#### DATA TO PROCESS:
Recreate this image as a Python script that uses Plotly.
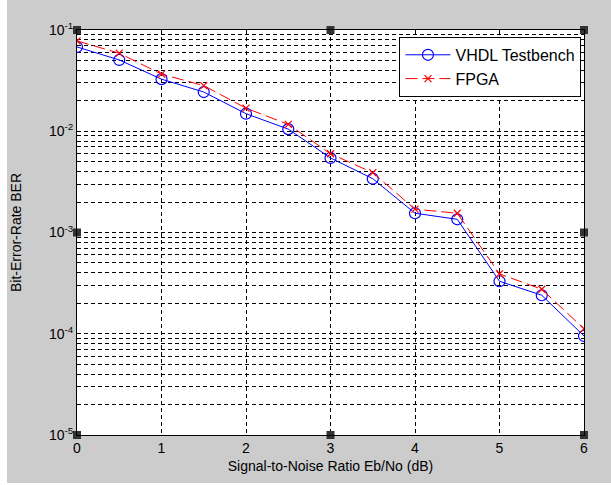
import plotly.graph_objects as go

snr_db = [0, 0.5, 1, 1.5, 2, 2.5, 3, 3.5, 4, 4.5, 5, 5.5, 6]
ber_vhdl = [0.068, 0.0506, 0.0327, 0.0244, 0.0149, 0.0105, 0.00545, 0.0034,
            0.00155, 0.00135, 0.00033, 0.00024, 0.000095]
ber_fpga = [0.078, 0.059, 0.0367, 0.0282, 0.0169, 0.0117, 0.0060, 0.0039,
            0.0017, 0.00155, 0.00039, 0.000275, 0.000112]

x_ticks = [0, 1, 2, 3, 4, 5, 6]
decades = [-5, -4, -3, -2, -1]
y_tickvals = []
y_ticktext = []
for d in decades:
    for m in range(1, 10):
        if d == -1 and m > 1:
            break
        y_tickvals.append(m * 10.0 ** d)
        y_ticktext.append(f"10<sup>{d}</sup>" if m == 1 else "")

square_x = [0, 3, 6, 0, 3, 6, 0, 0, 0, 6, 6, 6]
square_y = [0.0999, 0.0999, 0.0999, 1e-5, 1e-5, 1e-5, 0.0999, 1e-3, 1e-5, 0.0999, 1e-3, 1e-5]

fig = go.Figure()
fig.add_trace(go.Scatter(
    x=snr_db, y=ber_vhdl, mode="lines+markers", name="VHDL Testbench",
    line=dict(color="#0000ff", width=1),
    marker=dict(symbol="circle-open", size=11, color="#0000ff", line=dict(width=1.2)),
))
fig.add_trace(go.Scatter(
    x=snr_db, y=ber_fpga, mode="lines+markers", name="FPGA",
    line=dict(color="#ff0000", width=1, dash="12px,5px"),
    marker=dict(symbol="x-thin-open", size=7, color="#ff0000", line=dict(width=1.2, color="#ff0000")),
))
fig.add_trace(go.Scatter(
    x=square_x, y=square_y, mode="markers", showlegend=False, hoverinfo="skip",
    marker=dict(symbol="square", size=8, color="#333333"), cliponaxis=False,
))

# white strips at the left, top and bottom edges of the grey window
fig.add_shape(type="rect", xref="paper", yref="paper", layer="below",
              x0=-77/507, x1=-70/507, y0=-50/405, y1=455/405,
              fillcolor="white", line=dict(width=0))
fig.add_shape(type="rect", xref="paper", yref="paper", layer="below",
              x0=-77/507, x1=534/507, y0=448/405, y1=455/405,
              fillcolor="white", line=dict(width=0))
fig.add_shape(type="rect", xref="paper", yref="paper", layer="below",
              x0=-77/507, x1=534/507, y0=-50/405, y1=-48/405,
              fillcolor="white", line=dict(width=0))

fig.update_layout(
    width=611, height=485,
    margin=dict(l=77, r=27, t=30, b=50),
    paper_bgcolor="#cccccc", plot_bgcolor="white",
    font=dict(family="Liberation Sans, Arial, sans-serif", size=14, color="#000000"),
    showlegend=True,
    legend=dict(x=0.995, y=0.983, xanchor="right", yanchor="top",
                bgcolor="white", bordercolor="black", borderwidth=1,
                font=dict(size=16), itemwidth=45, tracegroupgap=0),
)
fig.update_xaxes(
    range=[0, 6], tickvals=x_ticks, ticktext=[str(v) for v in x_ticks],
    showgrid=True, gridcolor="#000000", griddash="4px,3px", gridwidth=1,
    showline=True, linecolor="#000000", linewidth=1, mirror=True,
    ticks="", zeroline=False,
    title=dict(text="Signal-to-Noise Ratio Eb/No (dB)", standoff=6, font=dict(size=14)),
)
fig.update_yaxes(
    type="log", range=[-5, -1], tickvals=y_tickvals, ticktext=y_ticktext,
    showgrid=True, gridcolor="#000000", griddash="4px,3px", gridwidth=1,
    showline=True, linecolor="#000000", linewidth=1, mirror=True,
    ticks="", zeroline=False,
    title=dict(text="Bit-Error-Rate BER", standoff=24, font=dict(size=14)),
)

fig.write_html("out.html")
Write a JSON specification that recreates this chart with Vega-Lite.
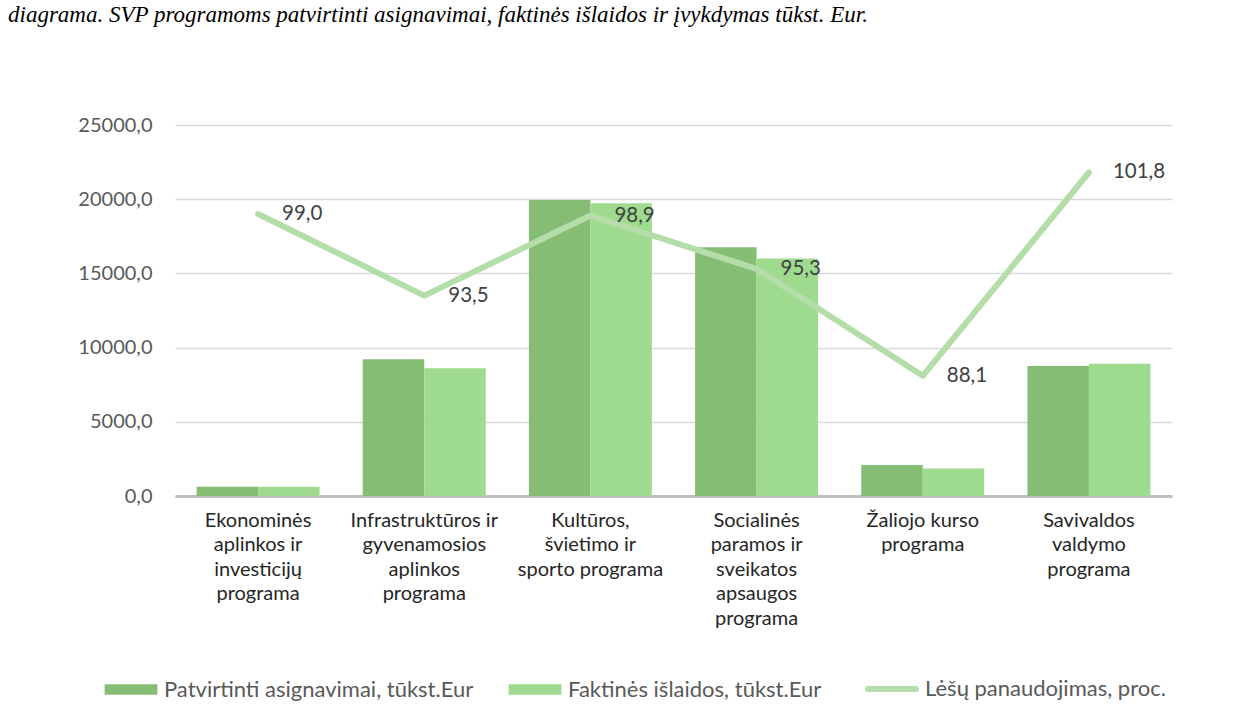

#### WHAT YOU WILL DO:
Only lines belong in the copy: transcribe those from the start of the data through the line that contains "0.0017, 0.00155, 0.00039, 0.000275, 0.000112]", and skip the pictures.

#### EXPECTED ANSWER:
Recreate this image as a Python script that uses Plotly.
import plotly.graph_objects as go

snr_db = [0, 0.5, 1, 1.5, 2, 2.5, 3, 3.5, 4, 4.5, 5, 5.5, 6]
ber_vhdl = [0.068, 0.0506, 0.0327, 0.0244, 0.0149, 0.0105, 0.00545, 0.0034,
            0.00155, 0.00135, 0.00033, 0.00024, 0.000095]
ber_fpga = [0.078, 0.059, 0.0367, 0.0282, 0.0169, 0.0117, 0.0060, 0.0039,
            0.0017, 0.00155, 0.00039, 0.000275, 0.000112]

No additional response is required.